どんなに高く飛ぶ鳥よりも想像力の羽根は高く飛ぶ

自分の"楽しみ"を書いて、自分だけが救われるんなら、それは言葉ではないんじゃないの。言葉は人のものでもあるんだから。

書くことについての、直感

 仕事をすることの楽しみを最近つとに感じている。というか、その快楽を自分の中で制御できなくなっている。その快楽をいつも求めている。
 物を創ることも、物を造ることも、こんなに楽しいことだったなんて、ぼくは知らなかった。何かを達成するまでは、しんどい。それは、とてもしんどい。だって、もし失敗したら、いま自分がしていることの全てが無になってしまうかもしれないから。何かを行動するたびに、人は失敗する。それも踏まえて人々は何かを達成しようとする。それが悦びであるから。それを達成することが、人の役に立つことだと思うから。それを達成することで、自分を社会に活かすことができると思っているから。そうして、自分を生かすことができるから。
 実際に物ができていくという喜びを、わたしは今、日々感じている。

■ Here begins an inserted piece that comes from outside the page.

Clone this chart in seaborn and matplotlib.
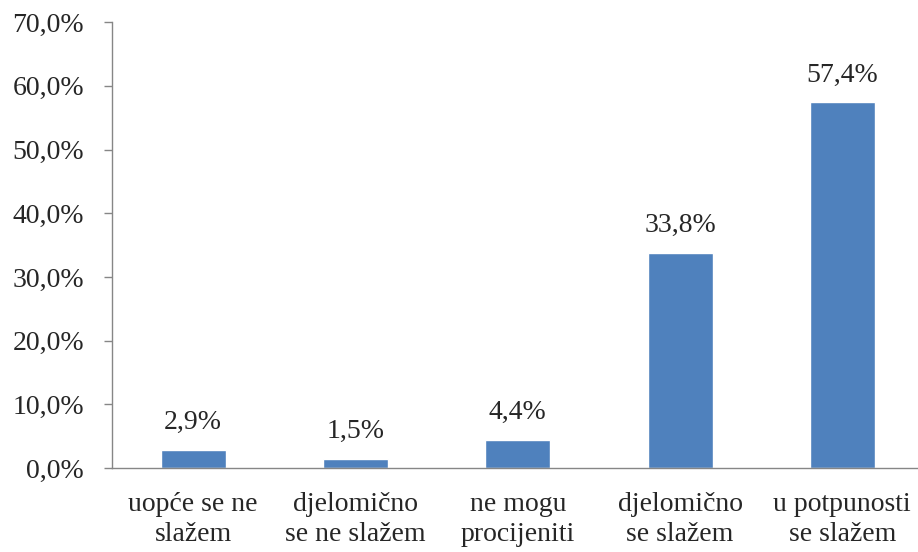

わたしが知恵を絞って創り、そのアルマイトに指紋を残して造ったそれを、わたしは愛おしく思っている。
 自分の何かを賭して何かをすることの悦びは、何にも代えがたいのだということを、私はこの歳になって知ったのだった。
 それならば、と思う。こうして物をつくる様に、物を”書く”のなら、その様な悦びをまた得られるのではないか、と。書くことについて、今は残念ながら、それほど何かを賭しているとは言えない。何もリスクを負ってはいない。書くことについて負っていることは、その時間と利き手の腱鞘炎のリスクくらいだろう。とにかく私はそんなに、例えば今わたしが仕事をしている様には、自分を賭して書いてはいない。
 もしそうしたら、書くことについての悦びはいまよりもずっと増すだろうと容易に想像できる。物を創ることも、物を造ることも、こんなに自分の中の悦びを引き出してくるなんて、知らなかったのだから。書くことにも同じことが起こるかもしれないと、僕は直感している。
 書くことで、いや、下手を書くことで自分の何かを失う様な、例えば「信頼」とか、場で書いていたい。場でなくても、自分でそうやって書いているべきなんじゃないか。あの悦びを知ったら、この悦びも求めてしまう。私はもう、おそらく、物を創ることなしに、物を造ることなしに、生きることはできない、と今は思っている。そして、物を書くことなしに、生きることができなくなったらいいのに、と思っている。
 それじゃあ、そのことにまつわる総てを理解しているのか、というとそんなことはなくて、おそらく、そのほとんどを理解できていない。だとしても、書くことで何もかもを失ってもいいと思えるくらいに、物を書くことが好きなのだ。だって、私は明らかに、書くことによって生かされたのだから。そう思えば、何かを書くことによって何かを失うことは、何かに何かを返しただけ、と思えてしまう。そう思えるから、書くことが悦びになるはずだ、と直感できるのだと思う。